PS it is more likely to be trespass than encroachment
Thank you for the reply - it is extensive, and very informative, but to be sure, the boundary line goes up to the garage wall. Now in the Transfer of Part, for my property there is a clause that states the following :
"Rights of overhang and eavesdrop in respect of gutters and downpipes
over or on adjoining land included in (name of road of construction)"
His Transfer of part is EXACTLY THE SAME as mine as all houses on this estate have the same transfer of part, except for the name of the owner of the property on that transfer of part documentation.
So I read it as in his documentation His gutter has a right of trespass over my property. He also has right of access on my property (which I have no problem with) for maintenance purposes, of his garage roof, guttering, downpipes and garage wall if need be.
Does this fit in with your idea/description of an easement.

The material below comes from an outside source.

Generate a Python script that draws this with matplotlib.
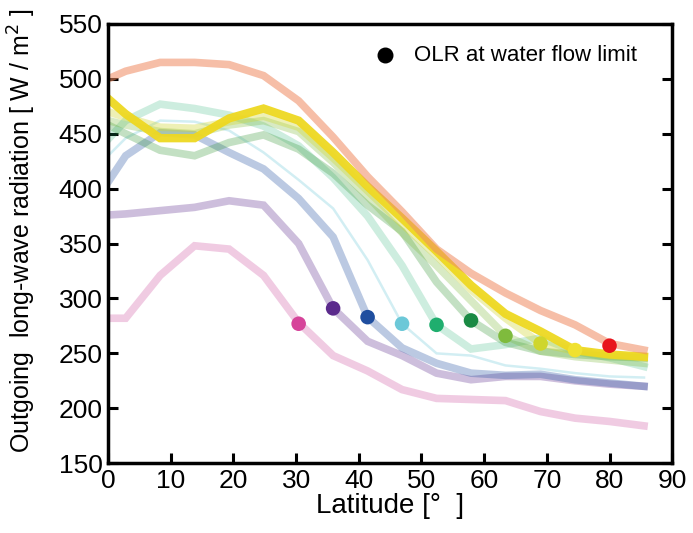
import matplotlib.pyplot as plt

plt.rcParams['font.family'] = ['Liberation Sans', 'DejaVu Sans']

# latitude grid of the model output
lat = [0, 2.8, 8.3, 13.8, 19.3, 24.8, 30.4, 35.9, 41.4, 46.9, 52.4, 57.9, 63.4, 69.0, 74.5, 80.0, 85.5]

# OLR profiles (W/m2), one per run
olr_pink = [282, 282, 321, 348, 345, 321, 278, 248, 234, 217, 209, 208, 207, 197, 191, 188, 184]
olr_purple = [376, 377, 380, 383, 389, 385, 350, 291, 261, 248, 232, 226, 229, 229, 225, 222, 220]
olr_blue = [406, 430, 451, 449, 433, 418, 391, 356, 283, 255, 241, 232, 230, 231, 226, 223, 220]
olr_cyan = [430, 446, 462, 461, 453, 433, 408, 382, 335, 277, 250, 248, 239, 236, 232, 229, 228]
olr_mint = [445, 462, 477, 473, 467, 457, 439, 410, 375, 330, 276, 254, 258, 264, 252, 246, 238]
olr_green = [458, 450, 435, 430, 442, 449, 436, 414, 385, 361, 315, 280, 260, 252, 249, 247, 246]
olr_lime = [462, 458, 452, 450, 458, 462, 452, 424, 393, 360, 330, 298, 266, 252, 247, 244, 241]
olr_ygreen = [470, 465, 456, 455, 461, 466, 456, 428, 398, 368, 339, 308, 282, 259, 252, 248, 246]
olr_yellow = [482, 468, 446, 446, 464, 473, 462, 433, 402, 373, 343, 312, 286, 270, 253, 249, 247]
olr_orange = [500, 507, 515, 515, 513, 503, 480, 447, 411, 379, 345, 323, 305, 289, 276, 259, 253]

# OLR at the water flow limit
dot_lat = [30.4, 35.9, 41.4, 46.9, 52.4, 57.9, 63.4, 69.0, 74.5, 80.0]
dot_olr = [277, 291, 283, 277, 276, 280, 266, 259, 253, 257]
dot_colors = ['#d6449a', '#5b2a8c', '#1f4e9f', '#6cc8d8', '#1fae6e',
              '#1a8a44', '#7fbb3d', '#cfd62d', '#f0e130', '#e8141c']

profiles = [olr_pink, olr_purple, olr_blue, olr_cyan, olr_mint,
            olr_green, olr_lime, olr_ygreen, olr_yellow, olr_orange]
line_colors = ['#d977b5', '#5b2a8c', '#1f4e9f', '#6cc8d8', '#1fae6e',
               '#3a9a3a', '#7fbb3d', '#cfd62d', '#eed821', '#ef8a60']
line_alpha = [0.38, 0.3, 0.3, 0.3, 0.22, 0.3, 0.3, 0.35, 0.95, 0.55]
line_width = [5.5, 5.5, 5.5, 1.8, 5.5, 5.5, 5.5, 5.5, 6.0, 5.5]

fig = plt.figure(figsize=(6.93, 5.33), dpi=100)
ax = fig.add_axes([0.156, 0.131, 0.814, 0.824])

for y, c, a, lw in zip(profiles, line_colors, line_alpha, line_width):
    ax.plot(lat, y, color=c, alpha=a, lw=lw, solid_joinstyle='miter', zorder=2)

ax.scatter(dot_lat, dot_olr, s=110, c=dot_colors, edgecolors='none', zorder=5)

# legend
ax.scatter([0.491], [0.929], s=110, c='black', transform=ax.transAxes, clip_on=False)
ax.text(0.542, 0.929, 'OLR at water flow limit', transform=ax.transAxes,
        fontsize=16, va='center', ha='left')

ax.set_xlim(0, 90)
ax.set_ylim(150, 550)
ax.set_xticks(range(0, 91, 10))
ax.set_yticks(range(150, 551, 50))
ax.tick_params(direction='in', length=7, width=2.2, labelsize=19, pad=4,
               right=True, top=False)
for s in ax.spines.values():
    s.set_linewidth(2.5)

ax.set_xlabel('Latitude [°  ]', fontsize=20, labelpad=0)
ax.set_ylabel('Outgoing  long-wave radiation [ W / m$^2$ ]', fontsize=18)
ax.yaxis.set_label_coords(-0.125, 0.53)

fig.savefig('out.png', dpi=100)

Am I correct in what I understand.
based on the facts you have given me and what you have written above you are absolutely correct. Clearly, the next-door neighbour is a complete and utter idiot with not a jot of common sense or even the remotest understanding of land law
You're going to court to determine something which a first-year law student would be able to ascertain.
Clearly, the man is being an unreasonable nob head. However, you do not need me to tell you that. Hopefully, he will see his solicitor and his solicitor will tell him that he is risking thousands of pounds of costs if he does not stop his current course of action and agree that you own the land and he simply has the right to his eaves to poke over your land.
This is the kind of client is a solicitor gets fed up with! As I said, you have two options and you can use one or the other or both. You need him to shut up and withdraw his allegations and/or go to court and get the court to tell him that he is wrong.
Of all the questions I have had on here (and I am the longest standing UK law expert) never, has an answer, been more clear cut. Of course I can only answer based upon the fact that you give me an very mind that I not seen his title or your title.
The thread remains open. Thanks
PGD Law. 20 years legal profession, 6 as partner in High Street practice
Thank you for your excellent service, it has put mind at rest.
No worries. From the facts you give, it is quite clear. He really does need to go and see a solicitor who will explain to him what I explained to you.
Of course, I can only answer on the fact is you give but, from those facts the answer is clear.